Goldsmith Street in Norwich

Britain's housing crisis is existential. Developers drip-feed builds to keep prices high while sitting on land. It's time for the biggest council build ever.

Britain is facing an existential housing crisis, akin to that faced at the end of the second world war. Labour has made a start, but must move faster, think bigger and take on the vested interests of developers, landowners and landlords.

We must abandon the cautious incrementalism that often characterises housing policy.

We cannot rely on private sector solutions. The industry is drip-feeding new builds into the market to keep prices high, while the big commercial house builders sit on thousands of acres of land with planning permission for years.

This is not progressive housing policy – it's extortion. The government should pass legislation specifying time limits on permissions – with massive tax penalties for those who drag their feet. In extremis, local councils should be given powers to take the land into public ownership and enable housing associations, local authorities and smaller builders to actually build those homes.

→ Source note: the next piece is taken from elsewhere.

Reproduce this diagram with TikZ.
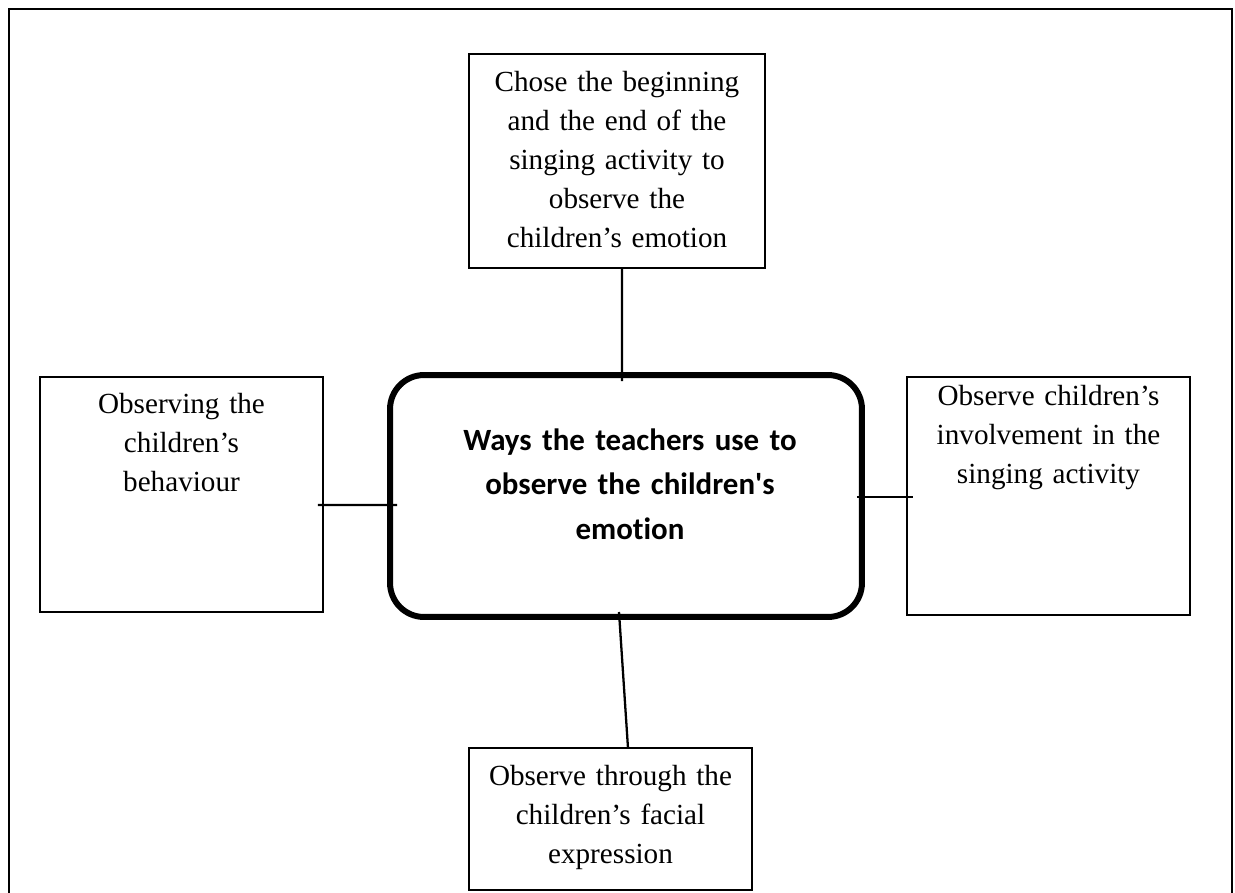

Labour should lead the biggest ever programme of council house building. Social housing is one of the most effective ways to reduce housing benefit costs and create stable communities. Building more houses isn't a cost – it's a saving.

New developments should be exciting, visionary, with green spaces, schools and health centres.

Around Stroud, I am very aware of the distortion to the housing market of the explosion of year-round Airbnb lets. Councils should be able to cap these where homes are needed.

Tax rules should actively discourage land speculation rather than reward it. And councils need stronger compulsory purchase powers. Houses are homes first, investment opportunities second.